#### [Records shown]

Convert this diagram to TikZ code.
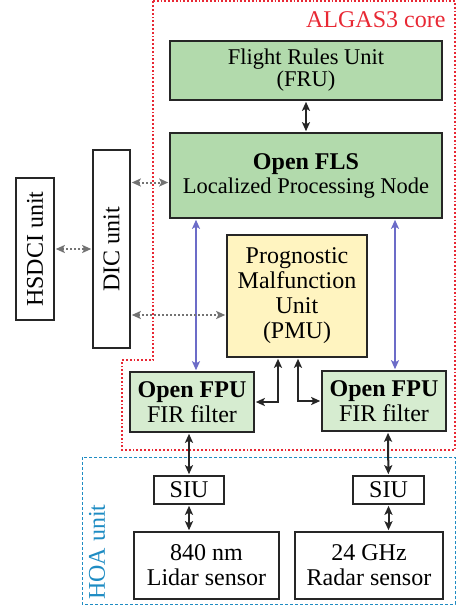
\documentclass[tikz,border=0pt]{standalone}
\usepackage{fontspec}
\setmainfont{Liberation Serif}
\usetikzlibrary{positioning,arrows.meta}

\definecolor{coreGreen}{RGB}{178,218,172}
\definecolor{fpuGreen}{RGB}{214,236,208}
\definecolor{pmuYellow}{RGB}{255,244,192}
\definecolor{coreRed}{RGB}{232,40,52}
\definecolor{hoaBlue}{RGB}{30,140,195}
\definecolor{linkBlue}{RGB}{108,108,200}

\tikzset{
  unitbox/.style={draw=black!85,line width=1.6pt,align=center,inner sep=0pt,
    font=\fontsize{24}{25}\selectfont},
  wideunit/.style={unitbox,fill=coreGreen,font=\fontsize{22.5}{24}\selectfont},
  twoway/.style={{Stealth[length=9pt,width=8pt,inset=2pt]}-{Stealth[length=9pt,width=8pt,inset=2pt]},
    line width=2pt,black!85,shorten <=1pt,shorten >=1pt},
  bluelink/.style={twoway,linkBlue,line width=1.6pt},
  datalink/.style={twoway,black!55,dotted,line width=2pt}
}

\begin{document}
\begin{tikzpicture}[x=1pt,y=-1pt]
\useasboundingbox (0,0) rectangle (458,610);

% regions
\draw[coreRed,dotted,line width=1.8pt] (153,1) -- (455,1) -- (455,450) -- (122,450) -- (122,360) -- (153,360) -- cycle;
\node[text=coreRed,anchor=east,font=\fontsize{24}{25}\selectfont] (coretitle) at (449,20) {ALGAS3 core};
\draw[hoaBlue,densely dashed,line width=1pt] (82,457) rectangle (455,604);
\node[text=hoaBlue,rotate=90,font=\fontsize{24}{25}\selectfont] (hoatitle) at (97,552) {HOA unit};

% core units
\node[wideunit,font=\fontsize{22.5}{22}\selectfont,minimum width=272,minimum height=59] (fru) at (306,70.5) {Flight Rules Unit\\(FRU)};
\node[wideunit,minimum width=272,minimum height=85] (fls) at (306,175.5) {\textbf{\fontsize{24}{25}\selectfont Open FLS}\\Localized Processing Node};
\node[unitbox,fill=pmuYellow,minimum width=140,minimum height=122] (pmu) at (297,296) {Prognostic\\Malfunction\\Unit\\(PMU)};
\node[unitbox,fill=fpuGreen,minimum width=124,minimum height=60] (fpuL) at (192,402) {\textbf{Open FPU}\\FIR filter};
\node[unitbox,fill=fpuGreen,minimum width=124,minimum height=60] (fpuR) at (384,401) {\textbf{Open FPU}\\FIR filter};

% interface units
\node[unitbox,fill=white,rotate=90,minimum width=198,minimum height=37] (dic) at (111.5,249) {DIC unit};
\node[unitbox,fill=white,rotate=90,minimum width=142,minimum height=38] (hsdci) at (35,249) {HSDCI unit};

% HOA units
\node[unitbox,minimum width=70,minimum height=28] (siuL) at (189,490) {SIU};
\node[unitbox,minimum width=71,minimum height=28] (siuR) at (388.5,490) {SIU};
\node[unitbox,minimum width=145,minimum height=67] (lidar) at (206.5,565.5) {840 nm\\Lidar sensor};
\node[unitbox,minimum width=148,minimum height=67] (radar) at (369,565.5) {24 GHz\\Radar sensor};

% links
\draw[twoway] (fru) -- (fls);
\draw[bluelink] ([xshift=4pt]fpuL.north |- fls.south) -- ([xshift=4pt]fpuL.north);
\draw[bluelink] ([xshift=11pt]fpuR.north |- fls.south) -- ([xshift=11pt]fpuR.north);
\draw[twoway] ([xshift=-19pt]pmu.south) |- (fpuL.east);
\draw[twoway] ([xshift=1pt]pmu.south) |- (fpuR.west);
\draw[datalink] (hsdci.south) -- (dic.north);
\draw[datalink] ([yshift=-7pt]dic.south |- fls.west) -- ([yshift=-7pt]fls.west);
\draw[datalink] ([yshift=-19pt]dic.south |- pmu.west) -- ([yshift=-19pt]pmu.west);
\draw[twoway] ([xshift=-3pt]fpuL.south) -- (siuL);
\draw[twoway] ([xshift=4pt]fpuR.south) -- (siuR);
\draw[twoway] (siuL) -- (siuL |- lidar.north);
\draw[twoway] (siuR) -- (siuR |- radar.north);

\end{tikzpicture}
\end{document}
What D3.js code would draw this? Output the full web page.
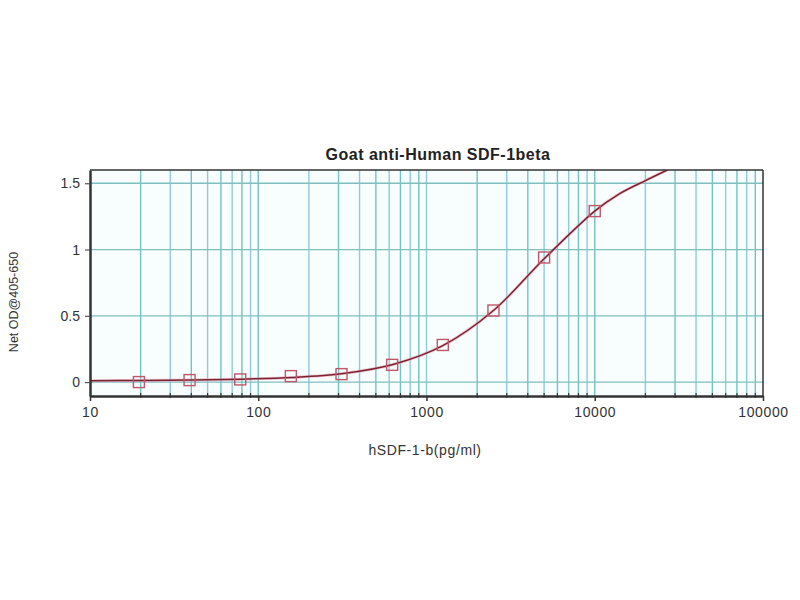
<!DOCTYPE html>
<html>
<head>
<meta charset="utf-8">
<script src="https://cdn.jsdelivr.net/npm/d3@7/dist/d3.min.js"></script>
<style>
  html, body { margin: 0; padding: 0; background: #ffffff; }
  svg { display: block; font-family: "Liberation Sans", Arial, sans-serif; }
</style>
</head>
<body>
<svg id="chart" width="800" height="600"></svg>
<script>
// ---- data ----
const concentrations = [19.53, 39.06, 78.13, 156.25, 312.5, 625, 1250, 2500, 5000, 10000];
const odValues       = [0.0,   0.015, 0.02,  0.045,  0.06,  0.13, 0.28, 0.54, 0.94, 1.29];
// fitted curve as seen in the picture (x, y)
const curveX = [10, 20, 40, 80, 160, 320, 640, 1250, 2500, 5000, 10000, 14000, 20000, 27000];
const curveY = [0.01, 0.012, 0.016, 0.022, 0.035, 0.065, 0.135, 0.275, 0.54, 0.93, 1.29, 1.42, 1.52, 1.6];
const xTickValues = [10, 100, 1000, 10000, 100000];
const xTickLabels = ["10", "100", "1000", "10000", "100000"];
const yTickValues = [0, 0.5, 1, 1.5];
const yTickLabels = ["0", "0.5", "1", "1.5"];
const titleText = "Goat anti-Human SDF-1beta";
const xLabelText = "hSDF-1-b(pg/ml)";
const yLabelText = "Net OD@405-650";

// ---- layout ----
const L = 90, R = 763, T = 170, B = 396;
const svg = d3.select("#chart");
const x = d3.scaleLog().domain([10, 100000]).range([L, R]);
const y = d3.scaleLinear().domain([-0.105, 1.6]).range([B, T]);

// plot background
svg.append("rect").attr("x", L).attr("y", T).attr("width", R - L).attr("height", B - T)
  .attr("fill", "#f8fdfd");

// vertical grid lines (2..10 in every decade)
const gridX = [];
for (let e = 1; e <= 4; e++) for (let k = 2; k <= 10; k++) {
  const v = k * Math.pow(10, e);
  if (v < 100000) gridX.push(v);
}
svg.append("g").selectAll("line").data(gridX).join("line")
  .attr("x1", d => x(d)).attr("x2", d => x(d))
  .attr("y1", T).attr("y2", B)
  .attr("stroke", (d, i) => (i % 2 ? "#8fcbe0" : "#72c3c8"))
  .attr("stroke-width", 1.4);

// horizontal grid lines
svg.append("g").selectAll("line").data(yTickValues).join("line")
  .attr("x1", L).attr("x2", R)
  .attr("y1", d => y(d)).attr("y2", d => y(d))
  .attr("stroke", "#7fbfc0").attr("stroke-width", 1.3);

// clip
svg.append("clipPath").attr("id", "clip").append("rect")
  .attr("x", L).attr("y", T).attr("width", R - L).attr("height", B - T);

// curve
const curvePts = curveX.map((v, i) => [v, curveY[i]]);
const line = d3.line().x(d => x(d[0])).y(d => y(d[1])).curve(d3.curveCatmullRom.alpha(0.5));
svg.append("path").datum(curvePts).attr("clip-path", "url(#clip)")
  .attr("d", line).attr("fill", "none")
  .attr("stroke", "#e8a0b0").attr("stroke-width", 3).attr("opacity", 0.6);
svg.append("path").datum(curvePts).attr("clip-path", "url(#clip)")
  .attr("d", line).attr("fill", "none")
  .attr("stroke", "#7a2232").attr("stroke-width", 1.5);

// markers
const ms = 11;
svg.append("g").selectAll("rect").data(concentrations).join("rect")
  .attr("x", d => x(d) - ms / 2)
  .attr("y", (d, i) => y(odValues[i]) - ms / 2)
  .attr("width", ms).attr("height", ms)
  .attr("fill", "none").attr("stroke", "#c0566a").attr("stroke-width", 1.4);

// frame: thin top and right, thick left and bottom axes
svg.append("line").attr("x1", L).attr("x2", R).attr("y1", T).attr("y2", T)
  .attr("stroke", "#333").attr("stroke-width", 1.5);
svg.append("line").attr("x1", R).attr("x2", R).attr("y1", T).attr("y2", B)
  .attr("stroke", "#333").attr("stroke-width", 1.5);

// x axis
const xAxis = d3.axisBottom(x).tickValues(xTickValues)
  .tickFormat((d, i) => xTickLabels[i]).tickSize(5).tickSizeOuter(0);
const gx = svg.append("g").attr("transform", `translate(0,${B})`).call(xAxis);
gx.select(".domain").attr("stroke", "#333").attr("stroke-width", 2.5);
gx.selectAll(".tick line").attr("stroke", "#333").attr("stroke-width", 1.5);
gx.selectAll(".tick text").attr("font-size", 14).attr("fill", "#333")
  .attr("letter-spacing", "0.6px").attr("dy", "0.9em");
// minor ticks on x axis
svg.append("g").selectAll("line").data(gridX.filter(v => xTickValues.indexOf(v) < 0)).join("line")
  .attr("x1", d => x(d)).attr("x2", d => x(d))
  .attr("y1", B - 3).attr("y2", B + 2)
  .attr("stroke", "#333").attr("stroke-width", 1.2);

// y axis
const yAxis = d3.axisLeft(y).tickValues(yTickValues)
  .tickFormat((d, i) => yTickLabels[i]).tickSize(5).tickSizeOuter(0);
const gy = svg.append("g").attr("transform", `translate(${L},0)`).call(yAxis);
gy.select(".domain").attr("stroke", "#333").attr("stroke-width", 2.5);
gy.selectAll(".tick line").attr("stroke", "#555").attr("stroke-width", 1.2);
gy.selectAll(".tick text").attr("font-size", 14).attr("fill", "#333").attr("dx", "-2");

// title and labels
svg.append("text").attr("x", 438).attr("y", 160).attr("text-anchor", "middle")
  .attr("font-size", 16).attr("font-weight", "bold").attr("fill", "#222")
  .attr("letter-spacing", "0.5px")
  .text(titleText);
svg.append("text").attr("x", 425).attr("y", 455).attr("text-anchor", "middle")
  .attr("font-size", 14).attr("fill", "#333").attr("letter-spacing", "0.6px")
  .text(xLabelText);
svg.append("text").attr("transform", "translate(18,302) rotate(-90)")
  .attr("text-anchor", "middle").attr("font-size", 12.5).attr("fill", "#333")
  .text(yLabelText);
</script>
</body>
</html>
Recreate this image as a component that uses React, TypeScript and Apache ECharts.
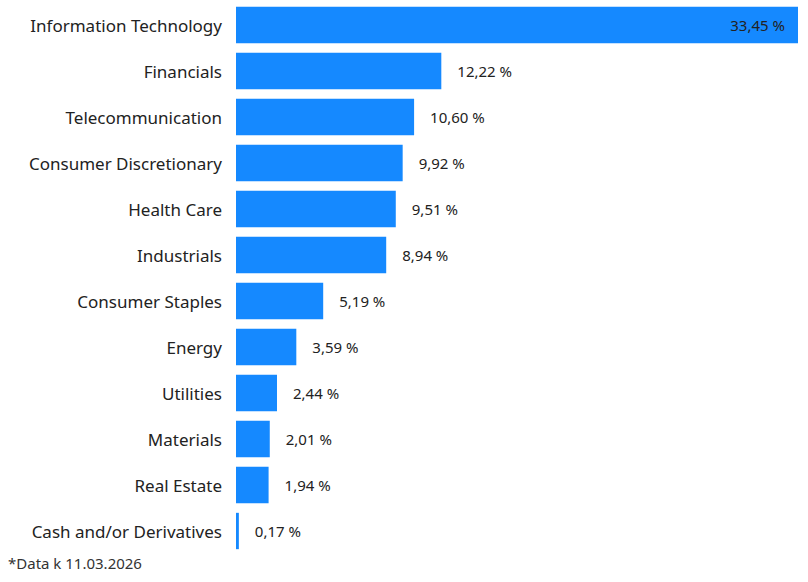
import React, { useEffect, useRef } from "react";
import * as echarts from "echarts";

const categories = [
  "Information Technology",
  "Financials",
  "Telecommunication",
  "Consumer Discretionary",
  "Health Care",
  "Industrials",
  "Consumer Staples",
  "Energy",
  "Utilities",
  "Materials",
  "Real Estate",
  "Cash and/or Derivatives",
];
const values = [33.45, 12.22, 10.6, 9.92, 9.51, 8.94, 5.19, 3.59, 2.44, 2.01, 1.94, 0.17];
const footnote = "*Data k 11.03.2026";

const fmt = (v: number) => v.toFixed(2).replace(".", ",") + " %";

export default function App() {
  const ref = useRef<HTMLDivElement>(null);
  useEffect(() => {
    document.body.style.margin = "0";
    const chart = echarts.init(ref.current!, null, { renderer: "svg" });
    const font = "Noto Sans, Open Sans, sans-serif";
    chart.setOption({
      animation: false,
      grid: { left: 236, right: 10, top: 2, bottom: 28, containLabel: false },
      xAxis: {
        type: "value",
        min: 0,
        max: 33.45,
        show: false,
      },
      yAxis: {
        type: "category",
        data: categories,
        inverse: true,
        axisLine: { show: false },
        axisTick: { show: false },
        axisLabel: { color: "#222", fontSize: 17, fontFamily: font, margin: 14 },
      },
      series: [
        {
          type: "bar",
          barCategoryGap: "21%",
          itemStyle: { color: "#1589FF" },
          data: values.map((v, i) => ({
            value: v,
            label:
              i === 0
                ? { show: true, position: "insideRight", distance: 13 }
                : { show: true, position: "right", distance: 16 },
          })),
          label: {
            color: "#222",
            fontSize: 15,
            fontFamily: font,
            formatter: (p: any) => fmt(p.value),
          },
        },
      ],
      graphic: [
        {
          type: "text",
          left: 8,
          top: 555,
          style: { text: footnote, fontSize: 15, fontFamily: font, fill: "#333" },
        },
      ],
    });
    return () => chart.dispose();
  }, []);
  return <div ref={ref} style={{ width: 808, height: 582 }} />;
}
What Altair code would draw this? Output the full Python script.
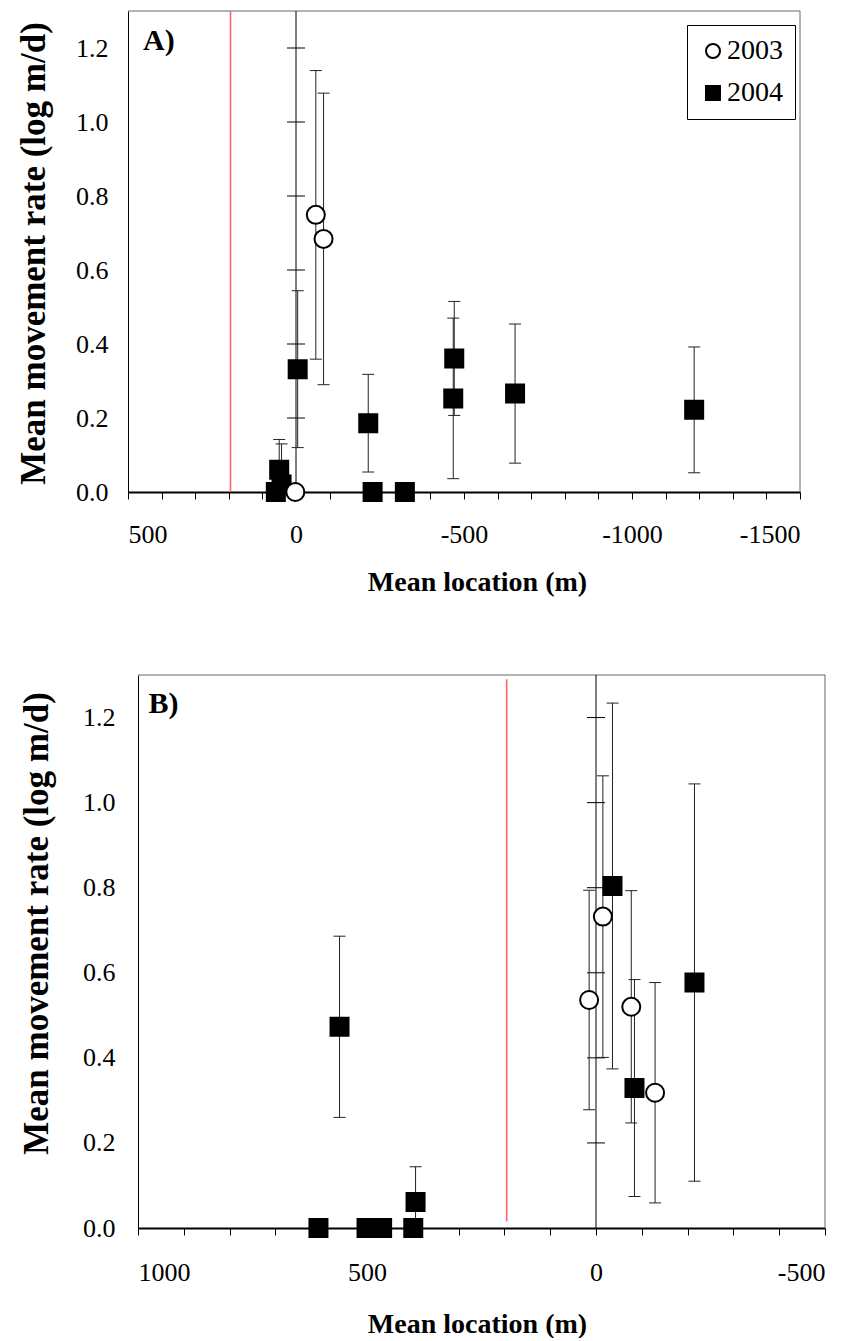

#### [Instructions for the task]
Copy out exactly the material that runs from the line with "Recreate this image" to the line with "const fmt = (v: number)", ends included, and leave the pictures behind.

#### [The completed task]
Recreate this image as a component that uses React, TypeScript and Apache ECharts.
import React, { useEffect, useRef } from "react";
import * as echarts from "echarts";

const categories = [
  "Information Technology",
  "Financials",
  "Telecommunication",
  "Consumer Discretionary",
  "Health Care",
  "Industrials",
  "Consumer Staples",
  "Energy",
  "Utilities",
  "Materials",
  "Real Estate",
  "Cash and/or Derivatives",
];
const values = [33.45, 12.22, 10.6, 9.92, 9.51, 8.94, 5.19, 3.59, 2.44, 2.01, 1.94, 0.17];
const footnote = "*Data k 11.03.2026";

const fmt = (v: number) => v.toFixed(2).replace(".", ",") + " %";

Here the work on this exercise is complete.